Russia and China have been working together to reduce their reliance on the US dollar for international trade and finance, a process known as dedollarization. This collaboration has led to the increased use of the Chinese yuan and gold as alternatives to the dominant currencies of the world. While these efforts have helped Russia weather the impact of Western sanctions in the short term, they have also created new vulnerabilities and risks.
Opportunities of Dedollarization
One of the main advantages of dedollarization for Russia is that it reduces its vulnerability to Western sanctions, as it can no longer be cut off from the international financial system by the US and its allies. The use of the yuan and gold also allows Russia to diversify its reserves and protect itself from fluctuations in the value of the dollar and euro. Additionally, increased trade with China helps Russia to reduce its dependence on the West and tap into new markets.
Risks of Dedollarization
However, dedollarization also poses several risks for Russia. One of the main vulnerabilities is the ruble-yuan exchange rate, which is tightly controlled by China and can be manipulated to Russia’s disadvantage. Chinese authorities can also impose capital controls on yuan outflows, which could prevent the Russian Central Bank from selling Chinese bonds and converting the proceeds to rubles. Furthermore, bilateral currency swap lines with China, which Russia relies on to build up its yuan reserves, expose Chinese financial institutions to US secondary sanctions for aiding Russia’s sanctions evasion efforts
Gold as an Alternative
In addition to the yuan, Russia has been turning to gold as an alternative to the dollar and euro. Its gold holdings have nearly tripled since 2014, with 150,000 gold bars valued at about $140 billion. Russia is also the world’s second-largest gold producer and has been selling excess gold to China at a discount of up to 30 percent. However, this illicit trade is risky and challenging to scale up, as potential partners are either deprived of dollars and euros themselves or not interested in mass purchases due to the heightened risk of exposure and Western retaliation.

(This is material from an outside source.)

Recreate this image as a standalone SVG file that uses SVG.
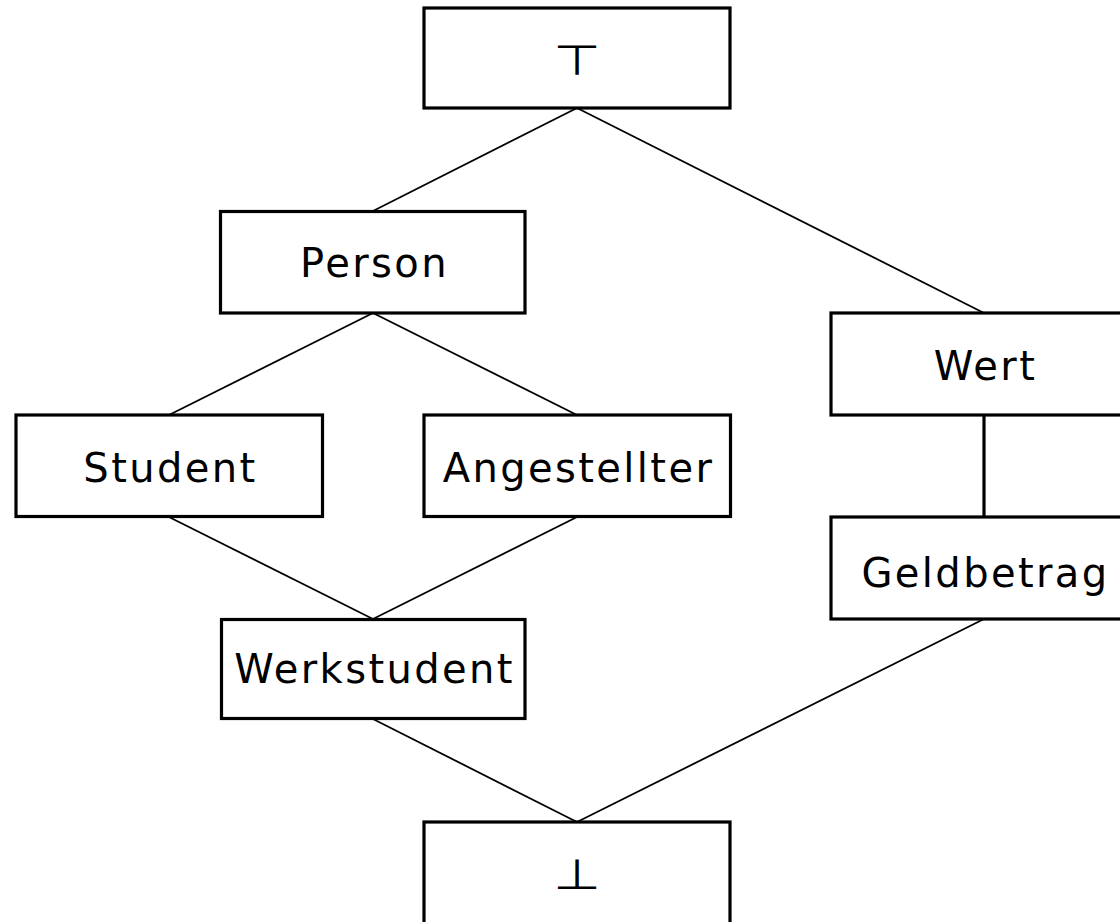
<svg xmlns="http://www.w3.org/2000/svg" width="1120" height="922" viewBox="0 0 1120 922">
<style>
.box{fill:#fff;stroke:#000;stroke-width:3.2}
.lbl{font-family:"DejaVu Sans",sans-serif;font-size:40px;letter-spacing:2.4px;text-anchor:middle;fill:#000}
.sym{font-family:"DejaVu Sans",sans-serif;font-size:42px;text-anchor:middle;fill:#000}
.edge{stroke:#000;stroke-width:1.8;fill:none}
</style>
<rect width="1120" height="922" fill="#fff"/>
<g id="connectors">
<line class="edge" x1="577" y1="108" x2="373" y2="211"/>
<line class="edge" x1="577" y1="108" x2="984" y2="313"/>
<line class="edge" x1="373" y1="313" x2="169" y2="415"/>
<line class="edge" x1="373" y1="313" x2="577" y2="415"/>
<line class="edge" x1="169" y1="517" x2="373" y2="619"/>
<line class="edge" x1="577" y1="517" x2="373" y2="619"/>
<line class="edge" x1="984" y1="415" x2="984" y2="517" style="stroke-width:3.2"/>
<line class="edge" x1="984" y1="619" x2="577" y2="822"/>
<line class="edge" x1="373" y1="719" x2="577" y2="822"/>
</g>
<g id="top"><rect class="box" x="424" y="8" width="306" height="100"/><text class="sym" transform="translate(577,75) scale(1.3,1)">⊤</text></g>
<g id="person"><rect class="box" x="220.5" y="211.5" width="304.5" height="101.5"/><text class="lbl" x="374.5" y="277.3">Person</text></g>
<g id="wert"><rect class="box" x="831" y="313" width="306" height="102"/><text class="lbl" x="985.5" y="380">Wert</text></g>
<g id="student"><rect class="box" x="16" y="415" width="306.5" height="101.5"/><text class="lbl" x="170.5" y="481.7">Student</text></g>
<g id="angestellter"><rect class="box" x="424" y="415" width="306.5" height="101.5"/><text class="lbl" x="578.5" y="481.7">Angestellter</text></g>
<g id="geldbetrag"><rect class="box" x="831" y="517" width="306" height="102"/><text class="lbl" x="985.5" y="587">Geldbetrag</text></g>
<g id="werkstudent"><rect class="box" x="221.5" y="619.5" width="303.5" height="99"/><text class="lbl" x="374.5" y="682.7">Werkstudent</text></g>
<g id="bottom"><rect class="box" x="424" y="822" width="306" height="110"/><text class="sym" transform="translate(577,889) scale(1.3,1)">⊥</text></g>
</svg>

Russia’s collaboration with China on dedollarization has both benefits and risks. While it has helped Russia reduce its vulnerability to Western sanctions and diversify its reserves, it has also created new vulnerabilities and risks. The increased use of the yuan and gold has made Russia more dependent on China, and its reliance on illicit gold trade exposes it to legal and reputational risks. As long as sanctions remain in place, Russia will have to navigate carefully to stay on the right side of Beijing and manage the risks of dedollarization.